Lt. Stephan "Stillborn" Walborn, one of the Navy's 12 first-generation Super Hornet pilots, describes the F\A-18E as still having "a new-car smell where everything works as advertised."

Walborn, a 1997 Annapolis graduate, has not flown any other combat jet.

However, because the Super Hornet is bigger (33 percent), heavier (weighing 34,000 pounds) and more expensive (each costs $57 million) than the original Hornets, which are now more than two decades old, Walborn expects he can do more.

He told reporters that with larger fuel tanks, it can fly farther without refueling and is thus more useful for the long flights from the South Arabian Sea to targets over Afghanistan.

"The 'Super Duper' Charlie has more range and more ordnance. ... I love this thing."

It will eventually replace such aircraft as the S-3 Viking refuelers and AE-6B Prowler electronic warfare jamming jets that are now part of the Lincoln arsenal. A two-person version of the Super Hornet is being tested to replace the F-14.

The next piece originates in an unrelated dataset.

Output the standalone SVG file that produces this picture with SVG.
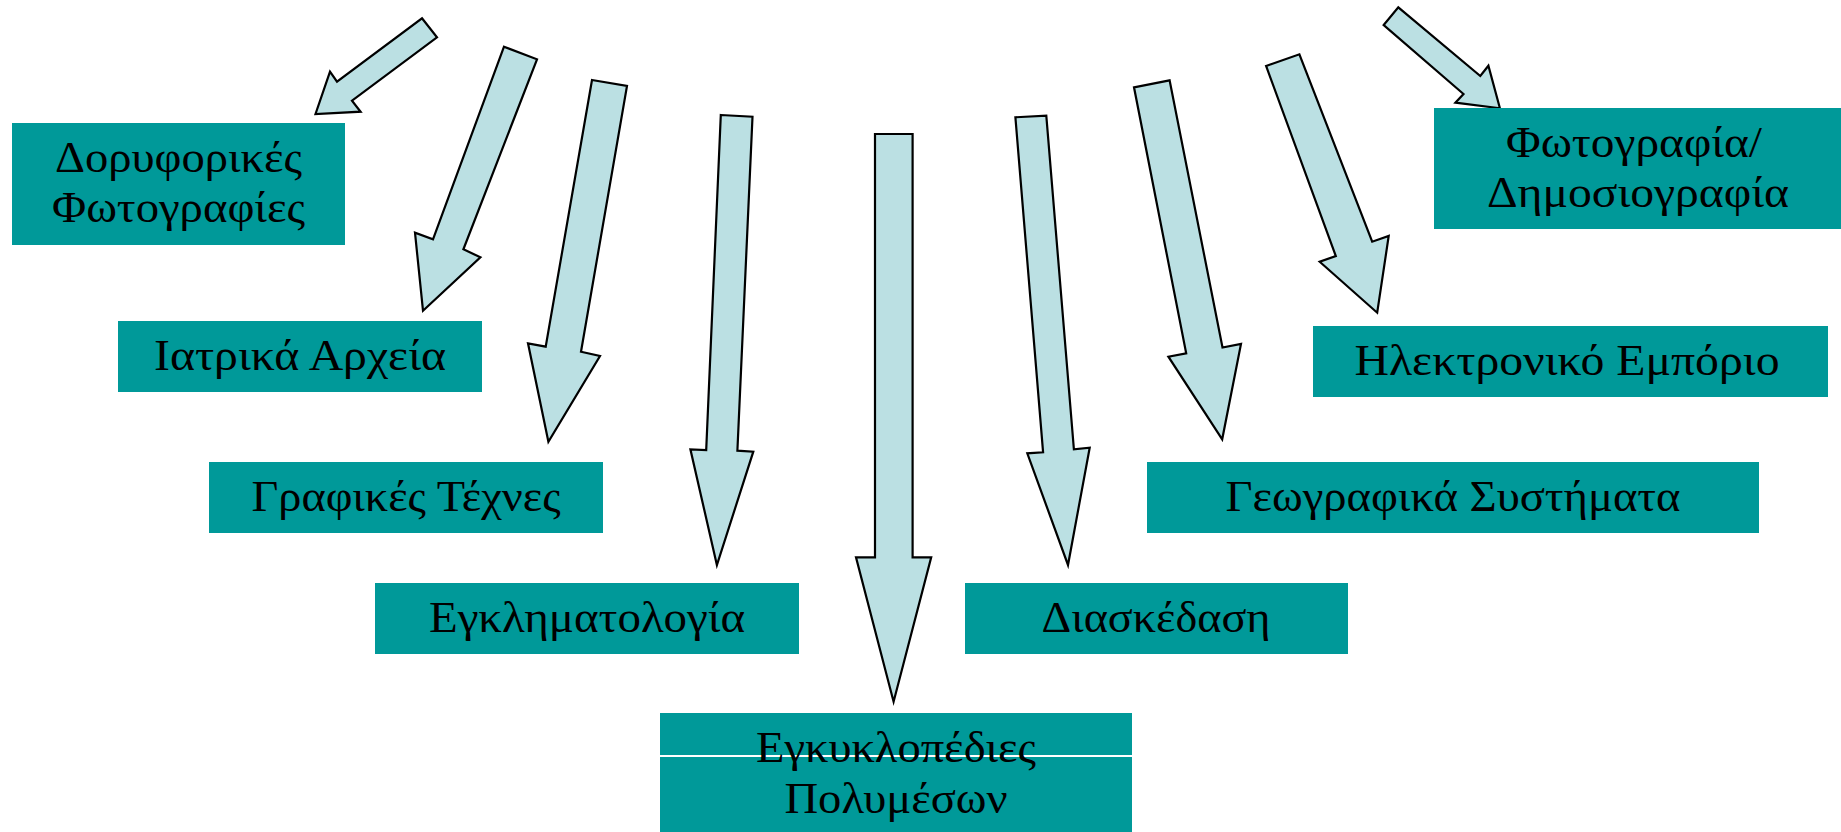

Three other Pearl Harbor-based vessels will also sail with the Lincoln battle group during the next six months. They are the destroyer USS Paul Hamilton, frigate USS Reuben James and the nuclear attack submarine USS Honolulu.

The Lincoln, with its crew of 5,500 sailors and aviators, will be here until tomorrow when it departs to relieve the carrier USS George Washington in the Arabian Sea.